» **Short exercise**:
Extract everything from the first line through the line with "Line, XAxis, YAxis", both ends included, except for any pictures.
----------------------------------------
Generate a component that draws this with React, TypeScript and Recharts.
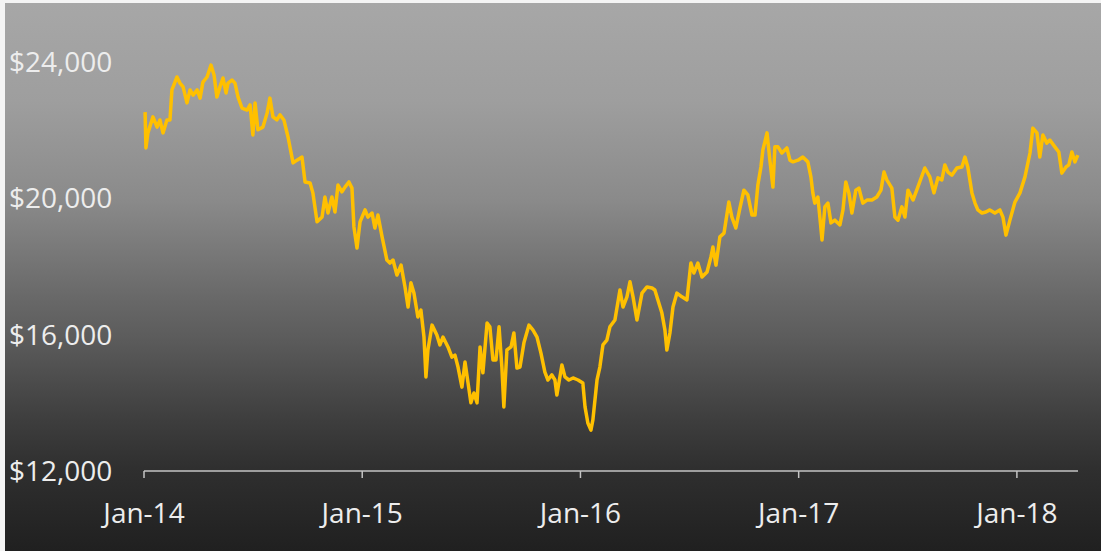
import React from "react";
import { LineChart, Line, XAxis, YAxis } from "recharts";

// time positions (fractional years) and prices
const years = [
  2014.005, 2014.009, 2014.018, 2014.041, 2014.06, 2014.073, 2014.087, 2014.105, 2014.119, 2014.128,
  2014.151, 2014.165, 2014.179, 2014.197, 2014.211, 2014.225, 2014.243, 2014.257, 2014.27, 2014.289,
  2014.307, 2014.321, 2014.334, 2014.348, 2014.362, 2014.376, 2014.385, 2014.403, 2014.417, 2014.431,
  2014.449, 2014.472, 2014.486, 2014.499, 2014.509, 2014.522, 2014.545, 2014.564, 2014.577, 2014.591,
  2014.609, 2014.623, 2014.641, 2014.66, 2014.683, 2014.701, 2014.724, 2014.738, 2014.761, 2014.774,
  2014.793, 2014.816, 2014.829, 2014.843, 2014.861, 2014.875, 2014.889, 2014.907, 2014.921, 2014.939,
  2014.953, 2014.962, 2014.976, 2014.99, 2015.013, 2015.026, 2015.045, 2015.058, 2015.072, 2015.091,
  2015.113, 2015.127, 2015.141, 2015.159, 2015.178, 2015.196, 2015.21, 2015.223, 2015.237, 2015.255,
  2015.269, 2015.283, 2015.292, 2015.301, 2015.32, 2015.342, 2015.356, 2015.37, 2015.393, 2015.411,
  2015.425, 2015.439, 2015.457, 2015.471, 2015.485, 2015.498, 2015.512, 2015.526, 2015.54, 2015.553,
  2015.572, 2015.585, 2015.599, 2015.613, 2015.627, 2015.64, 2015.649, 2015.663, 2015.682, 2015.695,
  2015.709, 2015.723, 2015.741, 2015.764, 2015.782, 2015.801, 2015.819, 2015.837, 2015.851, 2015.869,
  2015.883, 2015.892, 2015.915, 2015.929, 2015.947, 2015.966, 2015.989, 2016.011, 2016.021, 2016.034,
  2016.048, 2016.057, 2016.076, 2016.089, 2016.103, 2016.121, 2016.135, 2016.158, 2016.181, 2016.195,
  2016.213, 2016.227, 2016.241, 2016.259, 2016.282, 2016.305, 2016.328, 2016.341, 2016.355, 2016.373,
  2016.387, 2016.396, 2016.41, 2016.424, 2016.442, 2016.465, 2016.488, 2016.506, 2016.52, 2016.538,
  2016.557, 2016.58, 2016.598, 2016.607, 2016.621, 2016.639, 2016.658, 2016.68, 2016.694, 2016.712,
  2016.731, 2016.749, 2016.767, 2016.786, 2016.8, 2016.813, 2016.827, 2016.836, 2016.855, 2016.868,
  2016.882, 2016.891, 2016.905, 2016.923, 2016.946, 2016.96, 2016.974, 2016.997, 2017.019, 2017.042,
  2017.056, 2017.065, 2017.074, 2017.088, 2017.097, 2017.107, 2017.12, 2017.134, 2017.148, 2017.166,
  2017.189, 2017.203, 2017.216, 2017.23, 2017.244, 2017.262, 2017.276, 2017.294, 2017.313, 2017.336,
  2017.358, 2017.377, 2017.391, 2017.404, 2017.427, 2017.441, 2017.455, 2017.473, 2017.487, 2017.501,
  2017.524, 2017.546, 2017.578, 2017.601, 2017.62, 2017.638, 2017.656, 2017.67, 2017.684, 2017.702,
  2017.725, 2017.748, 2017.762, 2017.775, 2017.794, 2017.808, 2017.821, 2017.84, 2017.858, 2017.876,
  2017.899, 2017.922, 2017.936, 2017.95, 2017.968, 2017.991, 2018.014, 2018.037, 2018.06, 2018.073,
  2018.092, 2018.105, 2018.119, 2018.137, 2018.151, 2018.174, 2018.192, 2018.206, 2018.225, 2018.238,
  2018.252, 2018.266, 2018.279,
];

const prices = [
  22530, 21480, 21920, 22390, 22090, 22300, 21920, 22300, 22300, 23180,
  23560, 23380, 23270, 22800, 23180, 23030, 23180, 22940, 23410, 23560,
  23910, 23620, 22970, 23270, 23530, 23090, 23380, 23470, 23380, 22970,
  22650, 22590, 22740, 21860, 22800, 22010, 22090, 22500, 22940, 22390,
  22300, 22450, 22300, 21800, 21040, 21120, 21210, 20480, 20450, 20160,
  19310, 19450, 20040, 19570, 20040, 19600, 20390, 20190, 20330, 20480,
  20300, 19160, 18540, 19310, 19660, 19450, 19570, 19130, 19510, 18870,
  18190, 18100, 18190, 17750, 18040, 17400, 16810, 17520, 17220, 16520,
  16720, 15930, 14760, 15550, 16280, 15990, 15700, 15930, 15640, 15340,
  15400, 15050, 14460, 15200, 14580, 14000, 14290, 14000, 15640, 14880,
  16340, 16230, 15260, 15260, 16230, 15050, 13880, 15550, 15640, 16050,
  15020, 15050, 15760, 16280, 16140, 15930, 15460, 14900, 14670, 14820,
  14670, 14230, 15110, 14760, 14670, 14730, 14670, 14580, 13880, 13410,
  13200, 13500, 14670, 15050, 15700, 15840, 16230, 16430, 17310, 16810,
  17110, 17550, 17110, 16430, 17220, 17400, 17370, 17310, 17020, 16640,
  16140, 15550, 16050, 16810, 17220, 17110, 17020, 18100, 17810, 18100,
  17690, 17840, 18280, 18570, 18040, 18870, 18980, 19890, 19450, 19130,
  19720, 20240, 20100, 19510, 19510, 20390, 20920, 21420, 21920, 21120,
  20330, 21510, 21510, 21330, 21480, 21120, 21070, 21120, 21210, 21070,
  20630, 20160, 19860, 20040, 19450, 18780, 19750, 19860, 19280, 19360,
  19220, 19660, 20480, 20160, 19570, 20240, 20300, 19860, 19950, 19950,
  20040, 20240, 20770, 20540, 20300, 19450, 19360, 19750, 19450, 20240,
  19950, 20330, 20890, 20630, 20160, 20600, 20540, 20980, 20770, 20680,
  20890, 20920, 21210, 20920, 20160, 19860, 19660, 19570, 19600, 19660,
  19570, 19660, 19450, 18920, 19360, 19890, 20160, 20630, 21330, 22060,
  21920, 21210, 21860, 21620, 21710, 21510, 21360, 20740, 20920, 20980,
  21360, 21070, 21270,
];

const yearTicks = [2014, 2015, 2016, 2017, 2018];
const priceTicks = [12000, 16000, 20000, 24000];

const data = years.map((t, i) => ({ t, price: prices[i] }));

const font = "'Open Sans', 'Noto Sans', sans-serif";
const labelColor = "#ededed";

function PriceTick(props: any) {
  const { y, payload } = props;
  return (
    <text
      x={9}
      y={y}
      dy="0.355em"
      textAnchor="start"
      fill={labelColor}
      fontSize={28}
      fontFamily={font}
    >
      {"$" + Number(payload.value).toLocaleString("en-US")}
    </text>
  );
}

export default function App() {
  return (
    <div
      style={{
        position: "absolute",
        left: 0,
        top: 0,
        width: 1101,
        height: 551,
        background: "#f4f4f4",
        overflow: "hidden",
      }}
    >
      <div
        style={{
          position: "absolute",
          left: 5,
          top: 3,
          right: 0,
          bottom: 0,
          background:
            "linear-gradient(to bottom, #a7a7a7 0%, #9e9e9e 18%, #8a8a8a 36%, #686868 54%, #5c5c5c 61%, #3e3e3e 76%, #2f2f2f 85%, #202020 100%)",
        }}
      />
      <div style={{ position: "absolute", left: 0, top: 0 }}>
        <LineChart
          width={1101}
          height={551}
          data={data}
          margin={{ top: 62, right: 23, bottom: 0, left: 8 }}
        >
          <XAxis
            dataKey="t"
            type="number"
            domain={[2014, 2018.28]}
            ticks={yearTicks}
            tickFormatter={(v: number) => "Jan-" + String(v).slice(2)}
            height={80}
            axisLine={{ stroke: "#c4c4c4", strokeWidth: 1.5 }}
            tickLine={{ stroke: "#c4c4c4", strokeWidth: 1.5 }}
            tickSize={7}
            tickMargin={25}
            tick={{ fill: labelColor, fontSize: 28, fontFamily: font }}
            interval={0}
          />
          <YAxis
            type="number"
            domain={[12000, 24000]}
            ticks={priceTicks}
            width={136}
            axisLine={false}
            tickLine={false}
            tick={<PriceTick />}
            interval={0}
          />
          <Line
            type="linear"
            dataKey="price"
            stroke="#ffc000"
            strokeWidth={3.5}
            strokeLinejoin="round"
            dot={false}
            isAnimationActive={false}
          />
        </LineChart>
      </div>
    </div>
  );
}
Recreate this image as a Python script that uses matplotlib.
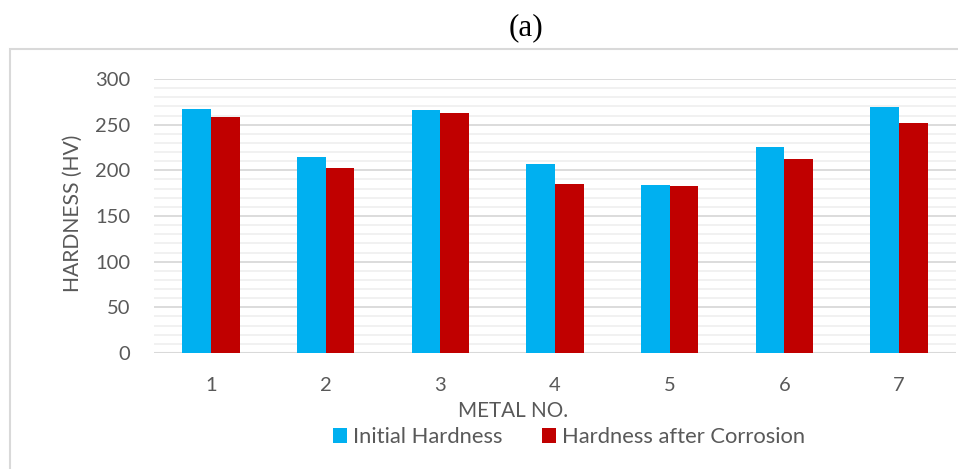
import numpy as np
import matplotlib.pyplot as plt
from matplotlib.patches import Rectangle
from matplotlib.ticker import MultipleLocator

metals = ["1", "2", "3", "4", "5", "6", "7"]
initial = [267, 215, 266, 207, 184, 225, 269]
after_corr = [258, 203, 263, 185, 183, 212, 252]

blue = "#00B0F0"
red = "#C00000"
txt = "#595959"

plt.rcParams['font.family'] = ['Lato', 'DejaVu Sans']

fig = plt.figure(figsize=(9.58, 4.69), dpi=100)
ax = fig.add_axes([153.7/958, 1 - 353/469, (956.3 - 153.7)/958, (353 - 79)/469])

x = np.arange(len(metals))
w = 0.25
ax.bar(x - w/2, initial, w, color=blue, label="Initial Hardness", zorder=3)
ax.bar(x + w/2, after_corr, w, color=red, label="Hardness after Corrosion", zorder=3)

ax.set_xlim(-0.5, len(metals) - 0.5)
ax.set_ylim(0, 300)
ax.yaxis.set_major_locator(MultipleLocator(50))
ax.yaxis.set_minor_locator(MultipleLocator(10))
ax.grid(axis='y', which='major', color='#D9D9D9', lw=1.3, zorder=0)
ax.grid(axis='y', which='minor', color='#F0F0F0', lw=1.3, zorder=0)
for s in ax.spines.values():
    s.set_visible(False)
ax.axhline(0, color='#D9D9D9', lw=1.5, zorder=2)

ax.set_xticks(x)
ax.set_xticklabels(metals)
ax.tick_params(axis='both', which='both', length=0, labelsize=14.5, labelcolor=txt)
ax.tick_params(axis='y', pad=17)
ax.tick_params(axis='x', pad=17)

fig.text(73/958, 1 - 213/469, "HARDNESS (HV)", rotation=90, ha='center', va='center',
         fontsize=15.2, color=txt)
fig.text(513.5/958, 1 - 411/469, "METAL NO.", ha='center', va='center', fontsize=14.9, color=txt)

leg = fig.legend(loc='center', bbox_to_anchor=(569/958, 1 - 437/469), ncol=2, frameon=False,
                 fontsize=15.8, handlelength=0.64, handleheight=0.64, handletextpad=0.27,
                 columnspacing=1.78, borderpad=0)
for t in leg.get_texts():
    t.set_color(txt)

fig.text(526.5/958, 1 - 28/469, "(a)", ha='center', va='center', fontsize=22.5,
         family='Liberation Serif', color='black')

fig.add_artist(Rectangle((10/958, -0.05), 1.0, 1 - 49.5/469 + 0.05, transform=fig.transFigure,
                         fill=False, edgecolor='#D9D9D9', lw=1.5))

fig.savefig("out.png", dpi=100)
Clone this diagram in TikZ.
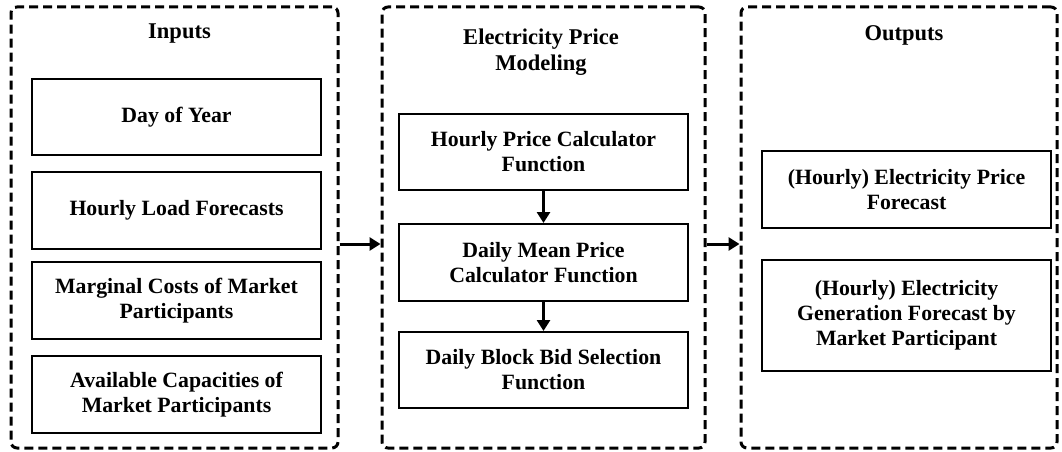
----------------------------------------
» **Correct response**:
Generate a component that draws this with React, TypeScript and Recharts.
import React from "react";
import { LineChart, Line, XAxis, YAxis } from "recharts";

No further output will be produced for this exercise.